BRIEF
Within the records below, find each line that holds the string "chart", then copy it.

(Plotting code records)
"""

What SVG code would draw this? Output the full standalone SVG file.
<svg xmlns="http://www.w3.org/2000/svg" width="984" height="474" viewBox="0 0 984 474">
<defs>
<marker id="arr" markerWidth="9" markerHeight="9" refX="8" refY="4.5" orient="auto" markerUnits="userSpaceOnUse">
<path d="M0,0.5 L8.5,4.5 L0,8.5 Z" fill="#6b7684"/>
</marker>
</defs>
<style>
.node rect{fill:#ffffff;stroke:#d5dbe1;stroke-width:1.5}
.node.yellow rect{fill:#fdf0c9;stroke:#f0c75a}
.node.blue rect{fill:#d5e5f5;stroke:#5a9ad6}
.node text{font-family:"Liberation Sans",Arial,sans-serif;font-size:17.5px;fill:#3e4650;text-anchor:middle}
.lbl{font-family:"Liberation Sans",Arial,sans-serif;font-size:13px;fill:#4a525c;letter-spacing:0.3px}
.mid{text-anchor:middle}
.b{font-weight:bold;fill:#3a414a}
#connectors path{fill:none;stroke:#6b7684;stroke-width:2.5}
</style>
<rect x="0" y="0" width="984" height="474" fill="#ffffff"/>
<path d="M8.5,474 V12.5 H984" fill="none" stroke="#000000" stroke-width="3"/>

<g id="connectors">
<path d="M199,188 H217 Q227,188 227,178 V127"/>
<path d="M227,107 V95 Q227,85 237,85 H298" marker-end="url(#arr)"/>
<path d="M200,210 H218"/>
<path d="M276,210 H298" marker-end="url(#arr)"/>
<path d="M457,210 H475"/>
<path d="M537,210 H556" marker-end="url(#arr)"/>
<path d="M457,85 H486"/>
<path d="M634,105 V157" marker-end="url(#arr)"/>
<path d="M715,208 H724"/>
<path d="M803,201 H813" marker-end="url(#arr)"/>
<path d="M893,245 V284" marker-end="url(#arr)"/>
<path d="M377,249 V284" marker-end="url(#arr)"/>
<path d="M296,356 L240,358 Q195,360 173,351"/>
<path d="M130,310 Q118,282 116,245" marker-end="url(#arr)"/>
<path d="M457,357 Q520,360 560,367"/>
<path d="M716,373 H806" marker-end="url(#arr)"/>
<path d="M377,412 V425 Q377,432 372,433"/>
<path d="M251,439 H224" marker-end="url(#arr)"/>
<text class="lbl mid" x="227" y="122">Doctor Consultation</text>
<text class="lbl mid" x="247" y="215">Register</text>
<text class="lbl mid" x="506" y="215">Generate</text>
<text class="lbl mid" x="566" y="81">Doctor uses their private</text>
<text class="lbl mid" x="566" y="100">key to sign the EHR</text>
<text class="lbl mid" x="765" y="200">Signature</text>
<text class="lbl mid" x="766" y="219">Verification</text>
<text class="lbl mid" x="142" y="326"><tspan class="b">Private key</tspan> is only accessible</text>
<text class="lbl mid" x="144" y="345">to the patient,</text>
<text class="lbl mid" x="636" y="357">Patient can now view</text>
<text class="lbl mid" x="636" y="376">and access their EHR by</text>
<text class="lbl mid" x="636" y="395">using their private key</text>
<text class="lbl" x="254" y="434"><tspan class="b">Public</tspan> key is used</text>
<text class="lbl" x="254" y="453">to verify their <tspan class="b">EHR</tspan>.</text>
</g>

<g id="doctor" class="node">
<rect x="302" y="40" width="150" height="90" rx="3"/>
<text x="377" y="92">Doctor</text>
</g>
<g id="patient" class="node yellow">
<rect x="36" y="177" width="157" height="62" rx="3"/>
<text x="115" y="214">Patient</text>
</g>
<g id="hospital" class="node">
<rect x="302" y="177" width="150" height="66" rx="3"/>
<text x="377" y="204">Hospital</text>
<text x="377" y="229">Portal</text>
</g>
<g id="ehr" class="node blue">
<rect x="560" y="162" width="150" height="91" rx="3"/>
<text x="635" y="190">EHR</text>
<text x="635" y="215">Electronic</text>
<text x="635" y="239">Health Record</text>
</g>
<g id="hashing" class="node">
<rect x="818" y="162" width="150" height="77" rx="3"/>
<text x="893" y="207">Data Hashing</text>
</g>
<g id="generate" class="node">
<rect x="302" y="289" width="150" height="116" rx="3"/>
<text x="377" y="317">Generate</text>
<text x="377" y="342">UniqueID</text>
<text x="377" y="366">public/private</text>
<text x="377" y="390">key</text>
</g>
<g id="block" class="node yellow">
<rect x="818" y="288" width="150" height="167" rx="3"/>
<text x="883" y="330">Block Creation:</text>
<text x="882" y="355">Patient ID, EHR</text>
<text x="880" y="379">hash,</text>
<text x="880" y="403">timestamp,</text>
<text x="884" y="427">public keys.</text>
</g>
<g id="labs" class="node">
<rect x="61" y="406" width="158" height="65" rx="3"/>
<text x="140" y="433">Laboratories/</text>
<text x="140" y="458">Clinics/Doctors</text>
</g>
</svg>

"""
"""

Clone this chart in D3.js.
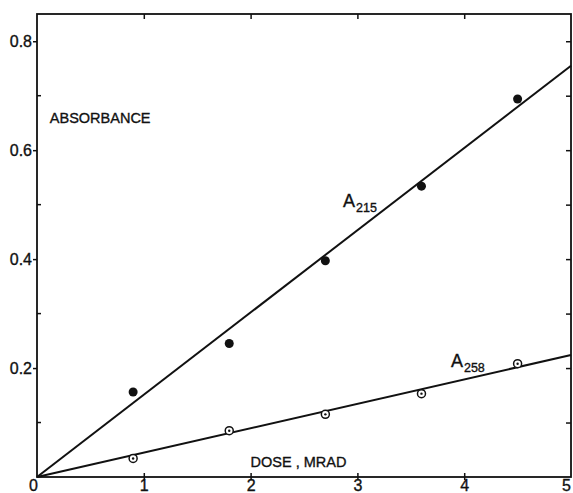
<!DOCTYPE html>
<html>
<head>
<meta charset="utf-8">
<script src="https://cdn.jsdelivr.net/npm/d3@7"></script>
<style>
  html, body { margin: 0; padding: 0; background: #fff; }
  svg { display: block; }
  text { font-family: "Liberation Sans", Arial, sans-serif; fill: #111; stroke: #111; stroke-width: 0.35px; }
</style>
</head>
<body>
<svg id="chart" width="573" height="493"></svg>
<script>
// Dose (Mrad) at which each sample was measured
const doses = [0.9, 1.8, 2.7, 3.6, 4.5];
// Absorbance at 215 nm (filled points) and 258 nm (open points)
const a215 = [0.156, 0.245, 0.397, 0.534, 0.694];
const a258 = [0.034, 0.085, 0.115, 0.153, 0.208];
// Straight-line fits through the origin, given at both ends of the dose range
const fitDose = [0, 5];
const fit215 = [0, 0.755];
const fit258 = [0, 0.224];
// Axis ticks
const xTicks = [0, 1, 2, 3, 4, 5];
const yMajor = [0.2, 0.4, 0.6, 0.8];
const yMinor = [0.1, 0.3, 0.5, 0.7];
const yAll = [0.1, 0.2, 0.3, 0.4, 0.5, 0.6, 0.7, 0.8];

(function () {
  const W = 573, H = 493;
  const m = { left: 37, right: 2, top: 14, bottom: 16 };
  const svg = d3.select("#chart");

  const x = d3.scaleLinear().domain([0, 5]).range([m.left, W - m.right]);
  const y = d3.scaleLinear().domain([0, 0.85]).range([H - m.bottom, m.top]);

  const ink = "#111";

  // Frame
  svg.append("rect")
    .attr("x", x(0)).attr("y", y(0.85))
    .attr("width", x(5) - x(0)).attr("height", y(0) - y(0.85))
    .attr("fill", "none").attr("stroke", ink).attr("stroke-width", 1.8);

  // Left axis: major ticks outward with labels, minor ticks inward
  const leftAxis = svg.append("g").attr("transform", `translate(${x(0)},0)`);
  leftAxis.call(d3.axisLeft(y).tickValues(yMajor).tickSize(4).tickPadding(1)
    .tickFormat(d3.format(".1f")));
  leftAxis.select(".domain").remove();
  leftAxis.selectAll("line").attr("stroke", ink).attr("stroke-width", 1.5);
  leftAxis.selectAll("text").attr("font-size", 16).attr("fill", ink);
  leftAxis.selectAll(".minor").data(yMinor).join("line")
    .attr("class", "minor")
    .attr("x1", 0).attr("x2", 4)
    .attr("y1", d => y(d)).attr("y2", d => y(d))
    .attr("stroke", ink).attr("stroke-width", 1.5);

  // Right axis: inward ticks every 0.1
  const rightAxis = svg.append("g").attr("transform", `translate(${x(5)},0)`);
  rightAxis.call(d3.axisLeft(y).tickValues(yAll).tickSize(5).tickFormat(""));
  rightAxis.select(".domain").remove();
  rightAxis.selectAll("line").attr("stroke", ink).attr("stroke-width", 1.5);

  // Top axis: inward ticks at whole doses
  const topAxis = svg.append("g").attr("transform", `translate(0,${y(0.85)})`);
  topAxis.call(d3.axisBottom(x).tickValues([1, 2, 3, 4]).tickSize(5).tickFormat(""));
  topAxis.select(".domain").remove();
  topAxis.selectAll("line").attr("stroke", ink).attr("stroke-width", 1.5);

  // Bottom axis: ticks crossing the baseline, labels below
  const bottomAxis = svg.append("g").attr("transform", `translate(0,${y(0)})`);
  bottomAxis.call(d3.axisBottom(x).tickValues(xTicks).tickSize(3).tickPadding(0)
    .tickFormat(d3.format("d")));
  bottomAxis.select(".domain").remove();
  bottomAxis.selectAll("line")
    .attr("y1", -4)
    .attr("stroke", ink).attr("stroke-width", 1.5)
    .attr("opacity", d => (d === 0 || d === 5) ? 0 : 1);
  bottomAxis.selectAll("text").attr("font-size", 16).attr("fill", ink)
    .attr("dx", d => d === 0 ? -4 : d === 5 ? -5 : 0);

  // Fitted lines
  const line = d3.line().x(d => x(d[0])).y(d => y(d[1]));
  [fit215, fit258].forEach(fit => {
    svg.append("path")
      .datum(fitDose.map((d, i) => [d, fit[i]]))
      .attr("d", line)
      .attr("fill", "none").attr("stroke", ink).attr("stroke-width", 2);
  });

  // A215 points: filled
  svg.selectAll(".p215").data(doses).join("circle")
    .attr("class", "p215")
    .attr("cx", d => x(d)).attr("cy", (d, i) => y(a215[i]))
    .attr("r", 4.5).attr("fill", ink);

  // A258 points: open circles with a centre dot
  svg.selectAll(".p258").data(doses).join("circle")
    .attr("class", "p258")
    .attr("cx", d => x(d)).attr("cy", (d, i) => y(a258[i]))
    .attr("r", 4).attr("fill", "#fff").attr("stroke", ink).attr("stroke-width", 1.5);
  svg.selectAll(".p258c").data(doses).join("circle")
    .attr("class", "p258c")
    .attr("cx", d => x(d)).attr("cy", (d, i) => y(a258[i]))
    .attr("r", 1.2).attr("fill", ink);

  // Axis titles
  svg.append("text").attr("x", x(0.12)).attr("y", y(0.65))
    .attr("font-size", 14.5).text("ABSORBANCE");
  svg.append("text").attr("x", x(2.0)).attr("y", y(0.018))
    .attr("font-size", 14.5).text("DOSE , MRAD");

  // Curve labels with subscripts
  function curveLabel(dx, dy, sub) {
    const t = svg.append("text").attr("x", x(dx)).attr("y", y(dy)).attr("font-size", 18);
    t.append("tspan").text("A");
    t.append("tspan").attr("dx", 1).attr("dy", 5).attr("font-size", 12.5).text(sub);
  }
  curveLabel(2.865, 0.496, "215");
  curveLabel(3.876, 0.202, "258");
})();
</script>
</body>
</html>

"""

RESULT BELOW
Clone this chart in D3.js.
<svg id="chart" width="573" height="493"></svg>
  const svg = d3.select("#chart");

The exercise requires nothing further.